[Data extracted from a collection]
= = = = =

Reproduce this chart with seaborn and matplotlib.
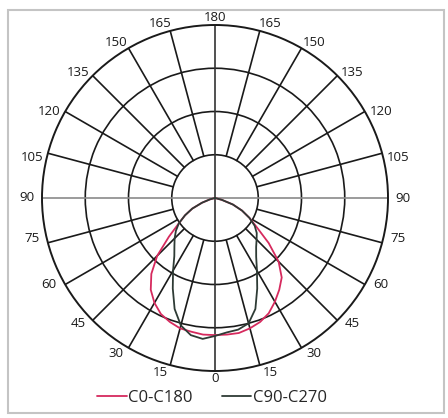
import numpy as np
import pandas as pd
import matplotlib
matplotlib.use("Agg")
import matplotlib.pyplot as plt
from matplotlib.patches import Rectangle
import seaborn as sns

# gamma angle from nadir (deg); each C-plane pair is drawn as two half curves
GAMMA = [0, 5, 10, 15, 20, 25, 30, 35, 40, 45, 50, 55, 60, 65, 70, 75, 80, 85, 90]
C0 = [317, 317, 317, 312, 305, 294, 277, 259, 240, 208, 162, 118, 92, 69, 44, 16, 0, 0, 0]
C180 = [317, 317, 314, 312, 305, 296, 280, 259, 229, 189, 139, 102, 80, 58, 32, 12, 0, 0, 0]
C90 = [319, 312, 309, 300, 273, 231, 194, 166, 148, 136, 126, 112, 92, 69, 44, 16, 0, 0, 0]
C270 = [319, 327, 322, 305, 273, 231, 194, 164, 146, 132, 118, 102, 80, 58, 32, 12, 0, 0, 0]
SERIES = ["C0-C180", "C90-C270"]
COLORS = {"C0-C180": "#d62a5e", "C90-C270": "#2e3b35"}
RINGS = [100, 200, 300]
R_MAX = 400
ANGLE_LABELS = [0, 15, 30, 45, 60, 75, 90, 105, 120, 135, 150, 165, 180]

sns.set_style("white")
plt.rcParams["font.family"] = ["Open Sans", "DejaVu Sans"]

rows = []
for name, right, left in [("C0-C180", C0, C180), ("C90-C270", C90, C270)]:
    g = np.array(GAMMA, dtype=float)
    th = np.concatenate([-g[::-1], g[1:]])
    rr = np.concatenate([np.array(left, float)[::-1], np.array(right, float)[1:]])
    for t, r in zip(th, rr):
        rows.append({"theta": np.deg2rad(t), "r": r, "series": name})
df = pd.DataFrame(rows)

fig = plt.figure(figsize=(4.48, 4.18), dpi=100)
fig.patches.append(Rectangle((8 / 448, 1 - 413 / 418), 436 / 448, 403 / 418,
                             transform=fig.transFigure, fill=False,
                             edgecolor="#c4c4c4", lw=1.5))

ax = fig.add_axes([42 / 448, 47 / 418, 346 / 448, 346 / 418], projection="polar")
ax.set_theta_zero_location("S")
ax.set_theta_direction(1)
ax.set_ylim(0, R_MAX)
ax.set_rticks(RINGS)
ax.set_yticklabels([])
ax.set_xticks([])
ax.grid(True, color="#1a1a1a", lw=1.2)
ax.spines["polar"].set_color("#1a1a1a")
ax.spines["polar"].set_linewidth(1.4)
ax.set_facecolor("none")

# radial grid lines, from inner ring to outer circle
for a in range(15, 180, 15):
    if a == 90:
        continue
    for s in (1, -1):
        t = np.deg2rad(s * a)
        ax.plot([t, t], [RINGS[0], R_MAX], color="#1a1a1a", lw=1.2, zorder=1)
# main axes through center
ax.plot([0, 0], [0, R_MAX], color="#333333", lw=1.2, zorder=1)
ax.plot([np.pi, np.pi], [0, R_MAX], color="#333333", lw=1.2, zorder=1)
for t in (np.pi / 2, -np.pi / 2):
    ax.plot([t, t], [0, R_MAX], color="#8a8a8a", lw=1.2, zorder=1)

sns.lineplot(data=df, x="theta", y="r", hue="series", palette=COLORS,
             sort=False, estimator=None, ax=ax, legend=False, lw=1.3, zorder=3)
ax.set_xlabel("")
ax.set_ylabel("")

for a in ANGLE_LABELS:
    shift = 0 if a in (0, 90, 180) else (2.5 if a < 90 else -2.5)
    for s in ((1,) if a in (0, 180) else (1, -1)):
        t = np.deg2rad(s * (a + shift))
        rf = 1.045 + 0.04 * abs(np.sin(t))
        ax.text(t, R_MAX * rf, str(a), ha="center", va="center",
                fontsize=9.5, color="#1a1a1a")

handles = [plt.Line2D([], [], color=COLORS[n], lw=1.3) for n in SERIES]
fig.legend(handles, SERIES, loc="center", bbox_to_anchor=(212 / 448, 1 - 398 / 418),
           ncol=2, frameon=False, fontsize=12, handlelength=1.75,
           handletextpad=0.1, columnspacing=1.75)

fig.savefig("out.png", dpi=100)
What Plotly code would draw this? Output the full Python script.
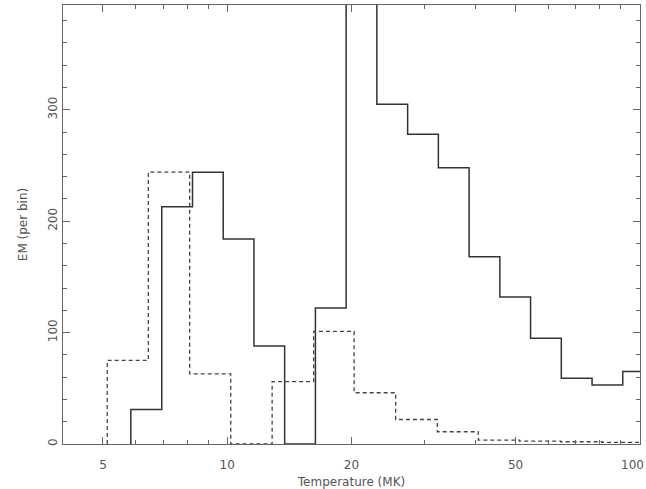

= = = = =

Quote, exactly and only, the lines from the first line of the data above through the line containing "import seaborn as sns". The pictures do not belong in it.

Reproduce this chart with seaborn and matplotlib.
import numpy as np
import pandas as pd
import matplotlib
matplotlib.use("Agg")
import matplotlib.pyplot as plt
from matplotlib.patches import Rectangle
import seaborn as sns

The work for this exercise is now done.